**Material provided**
####

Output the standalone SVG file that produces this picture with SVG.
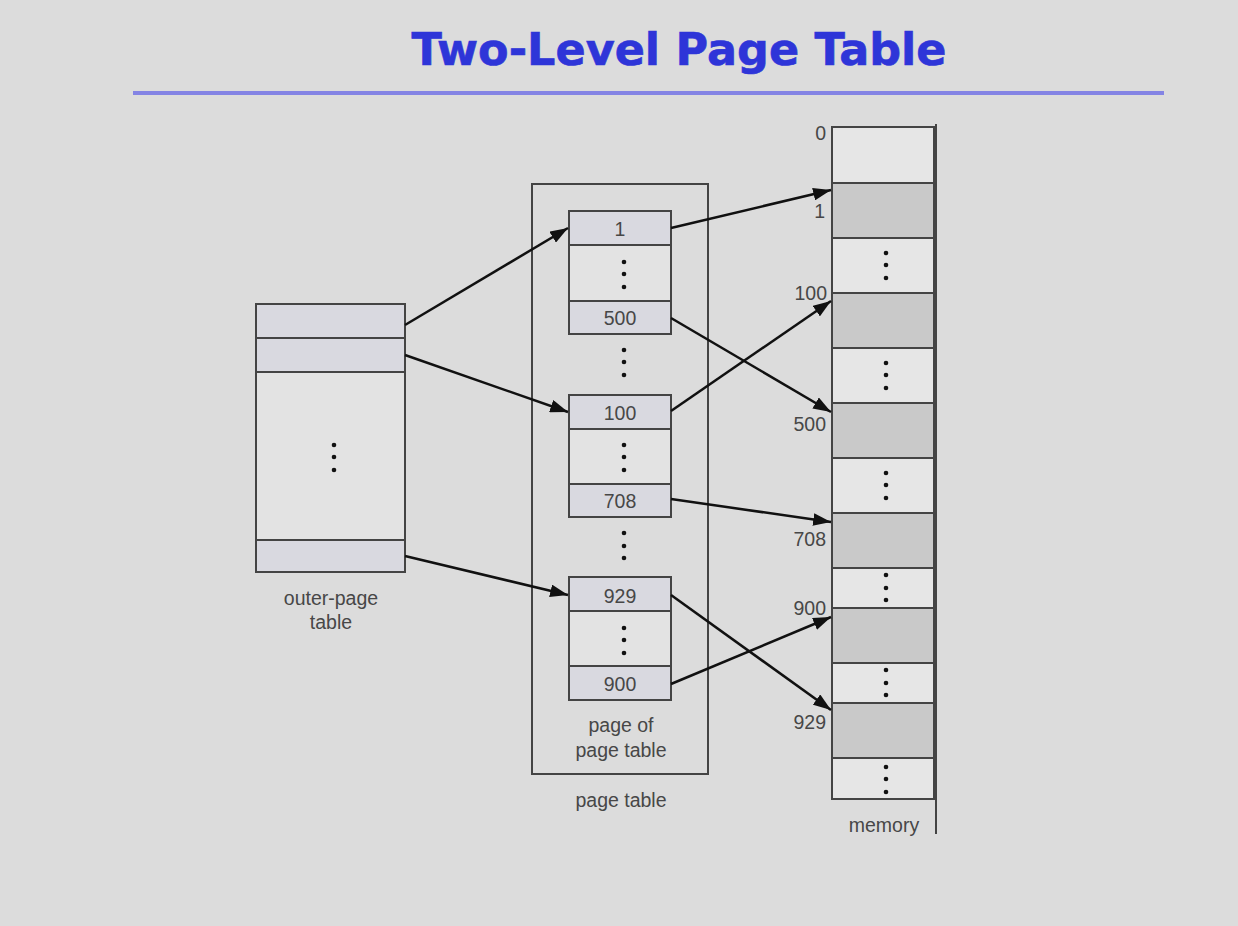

####

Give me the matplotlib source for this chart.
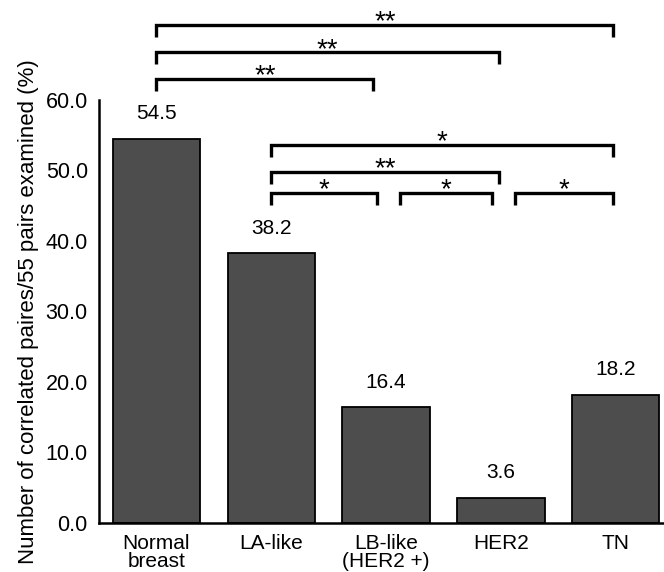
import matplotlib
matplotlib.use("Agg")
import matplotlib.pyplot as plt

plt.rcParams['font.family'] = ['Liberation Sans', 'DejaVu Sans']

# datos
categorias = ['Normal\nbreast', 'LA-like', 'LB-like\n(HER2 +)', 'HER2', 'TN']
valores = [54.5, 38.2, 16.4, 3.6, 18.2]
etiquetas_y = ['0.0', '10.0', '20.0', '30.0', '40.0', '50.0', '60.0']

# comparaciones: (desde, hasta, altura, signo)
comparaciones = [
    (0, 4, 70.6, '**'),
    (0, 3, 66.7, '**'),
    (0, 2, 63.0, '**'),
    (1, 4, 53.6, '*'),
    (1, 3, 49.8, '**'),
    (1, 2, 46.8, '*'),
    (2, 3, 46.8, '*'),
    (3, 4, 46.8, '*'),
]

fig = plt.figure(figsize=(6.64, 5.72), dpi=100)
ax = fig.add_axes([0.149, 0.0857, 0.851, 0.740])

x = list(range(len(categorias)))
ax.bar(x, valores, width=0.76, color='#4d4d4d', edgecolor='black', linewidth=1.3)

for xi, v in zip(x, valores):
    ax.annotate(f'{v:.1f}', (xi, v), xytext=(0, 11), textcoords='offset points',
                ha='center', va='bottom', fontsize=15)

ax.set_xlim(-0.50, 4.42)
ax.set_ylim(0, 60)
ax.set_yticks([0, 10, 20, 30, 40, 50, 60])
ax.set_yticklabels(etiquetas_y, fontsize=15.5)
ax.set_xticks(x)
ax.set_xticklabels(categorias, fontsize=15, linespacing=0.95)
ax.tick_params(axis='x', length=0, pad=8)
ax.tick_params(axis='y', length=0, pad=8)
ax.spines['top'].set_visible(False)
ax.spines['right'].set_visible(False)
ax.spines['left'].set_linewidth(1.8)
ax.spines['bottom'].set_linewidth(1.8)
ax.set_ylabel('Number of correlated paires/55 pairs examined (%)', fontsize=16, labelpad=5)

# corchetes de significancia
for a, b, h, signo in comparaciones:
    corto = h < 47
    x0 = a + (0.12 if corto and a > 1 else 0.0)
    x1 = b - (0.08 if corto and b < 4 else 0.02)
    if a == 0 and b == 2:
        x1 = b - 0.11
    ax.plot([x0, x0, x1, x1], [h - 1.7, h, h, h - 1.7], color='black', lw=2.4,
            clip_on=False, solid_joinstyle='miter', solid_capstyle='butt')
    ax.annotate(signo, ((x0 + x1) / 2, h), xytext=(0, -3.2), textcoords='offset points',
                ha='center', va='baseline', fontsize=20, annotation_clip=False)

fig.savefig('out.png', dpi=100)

####

**Exercise**
From the records above, give again only the part that opens with the line containing "Give me the matplotlib source for this chart." and closes with the line containing "['0.0', '10.0', '20.0', '30.0', '40.0', '50.0', '60.0']". Keep both ends but drop the pictures.

**Output of the task**
Give me the matplotlib source for this chart.
import matplotlib
matplotlib.use("Agg")
import matplotlib.pyplot as plt

plt.rcParams['font.family'] = ['Liberation Sans', 'DejaVu Sans']

# datos
categorias = ['Normal\nbreast', 'LA-like', 'LB-like\n(HER2 +)', 'HER2', 'TN']
valores = [54.5, 38.2, 16.4, 3.6, 18.2]
etiquetas_y = ['0.0', '10.0', '20.0', '30.0', '40.0', '50.0', '60.0']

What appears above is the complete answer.